Из посторонних сейчас в Ясной нет никого. За неделю же до меня был Леруа-Болье и нововременский Меньшиков, которому жестоко досталось от старика: за завтраком завязался спор, кончился он тем, что Лев Николаевич, бросив салфетку, вышел из-за стола, а Меньшиков в тот же день, не простившись, уехал из Ясной.

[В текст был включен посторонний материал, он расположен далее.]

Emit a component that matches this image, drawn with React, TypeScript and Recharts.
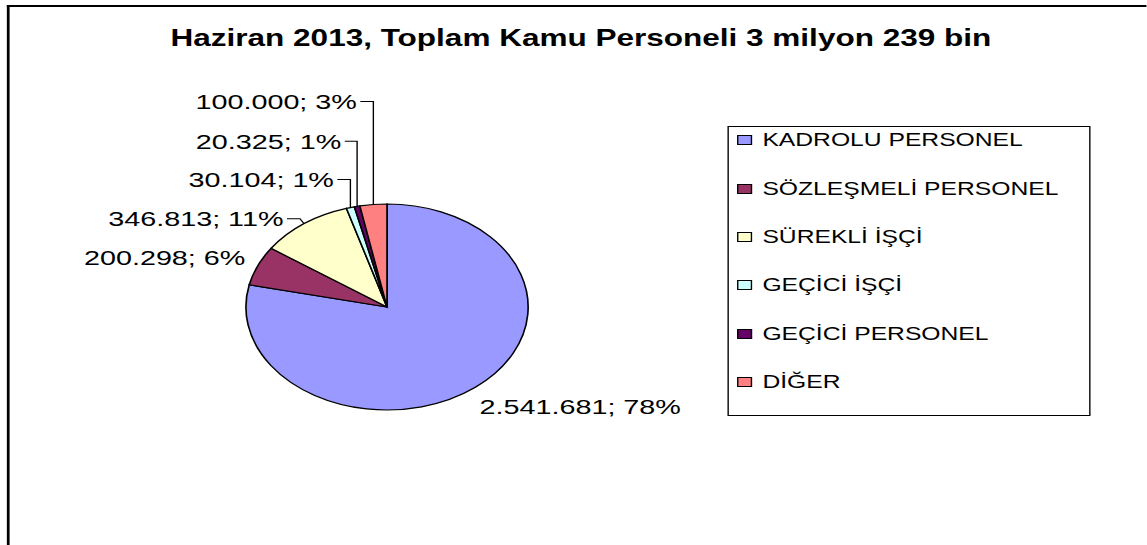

Старичина еще бодр: он скачет верхом так, как нам с тобой и не снилось, гуляет в любую погоду… Первый день меня, как водится, „осматривали“, — я же, не выходя из своей программы, молча работал, зорко присматриваясь ко всему окружающему. Нарушил молчание сам Лев Николаевич. Незаметно дошло дело до взглядов на искусство (беседовать со Львом Николаевичем не трудно: он не насилует мысли). Вечером разговор стал общим, и мне с приятным изумлением было заявлено: „Так вот вы какой!“ Поводом к „приятному изумлению“ было мое мнение о картине Бастьен Лепажа „Деревенская любовь“[282]. Мнение же мое было таково: картина „Деревенская любовь“ по силе, по чистоте чувства могла быть и в храме. Картина эта, по сокровенному, глубокому смыслу, более русская, чем французская. Перед картиной „Деревенская любовь“ обряд венчания мог бы быть еще более трогательным, действенным, чем перед образами, часто бездушными, холодными. Бастьен Лепаж поэтическим языком в живописи выразил самые чистые помыслы двух любящих, простых сердцем людей. Перед тем, как идти спать, чтобы чем свет ехать на поезд, прощаясь со всеми, я подал руку доктору Душану Петровичу Маковицкому; он задержал ее в своей, заметив у меня жар, поставил термометр, температура была 40! Еще днем, в холодную ветреную погоду, я с Бирюковым ходили гулять, дошли до того места, где была зарыта „зеленая палочка“[283]. Во время этой прогулки я, вероятно, простудился. Начались хлопоты, Лев Николаевич принес свой фланелевый набрюшник и какую-то теплую кофту. Набрюшник „великого писателя земли русской“! Благодаря заботам добрейшего Душана Петровича я хорошо заснул. Утром был я вне опасности, но меня оставили на несколько дней в Ясной, и я успел сделать несколько карандашных набросков с Льва Николаевича[284]. Один из них, по его словам, своим выражением, мягкостью напоминал „братца Николеньку“. Я рад, что сюда заехал. Живется здесь просто, а сам Толстой — целая „поэма“. Старость его чудесная. Он хитро устраняет от себя „суету сует“, оставаясь в своих художественно-философских грезах. Ясная Поляна — запущенная усадьба; она держится энергией, заботами графини, самого „мирского“ человека.
278
Имеется в виду картина «На Руси».
279
В подлиннике письмо датировано 1 июля 1906 г.
280
Хутор «Княгинино» близ имения кн. Н. Г. Яшвиль, Киевской губернии, где начиная с 1905 г. Нестеров обычно проводил летние месяцы.
281
Нестеров приехал в Ясную Поляну 20 августа 1906 г.
282
Картина Бастьен Лепажа «Деревенская любовь» ныне находится в Государственном музее изобразительных искусств имени А. С. Пушкина.
283
Место в окрестностях Ясной Поляны, на краю оврага старого Заказа, связанное с детскими играми Л. Н. Толстого и его братьев. Там, по рассказам Толстого, была зарыта «зеленая палочка», на которой было написано, в чем состоит тайна всеобщего человеческого счастья.
284
Наброски хранятся в Государственном музее Л. Н. Толстого, один из них воспроизводится в настоящем издании.